How should carriers manage excess capital in loss funds?
Carriers should establish a formal capital recovery process that identifies excess loss fund balances on a regular basis — ideally through automated monitoring — and initiates the return of surplus capital according to a defined protocol. This requires clear contractual provisions in the binding authority agreement specifying the conditions under which excess capital can be recovered.
What infrastructure do MGAs need for compliant fund management?
MGAs operating under delegated authority require payment infrastructure that separates client monies from operational funds, maintains full transaction-level records for bordereau preparation, and supports the settlement timing requirements specified in their binding authority agreements. Purpose-built insurance payment infrastructure is increasingly the standard for MGAs managing significant premium volumes.

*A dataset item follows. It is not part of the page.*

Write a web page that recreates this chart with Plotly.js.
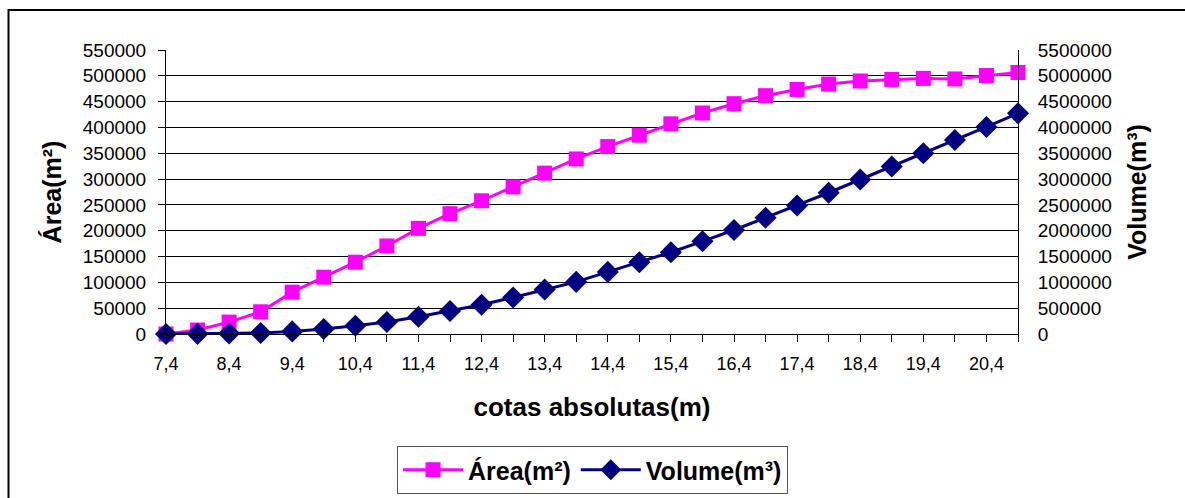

The Infrastructure Argument for Delegated Authority
The governance challenges in delegated authority fund management are not, at their core, relationship problems or regulatory problems. They are infrastructure problems. The manual processes, periodic reporting cycles, and bilateral banking arrangements that underpin most delegated authority operations were designed for a simpler market. They are not adequate for the volume, complexity, and compliance demands of modern specialty insurance.
The carriers and syndicates that are reducing their delegated authority governance risk are doing so by building a different infrastructure layer — one that connects directly to the transaction-level data underlying coverholder operations, automates reconciliation and compliance monitoring, and maintains a continuous rather than periodic view of fund positions across every binding authority.
This shift does not require taking operational control away from coverholders. It requires building the data connectivity that allows carriers to exercise their oversight responsibilities with the same level of precision that they apply to their direct underwriting portfolios. That is the infrastructure argument for delegated authority — and it is an argument about structural resilience, not administrative efficiency.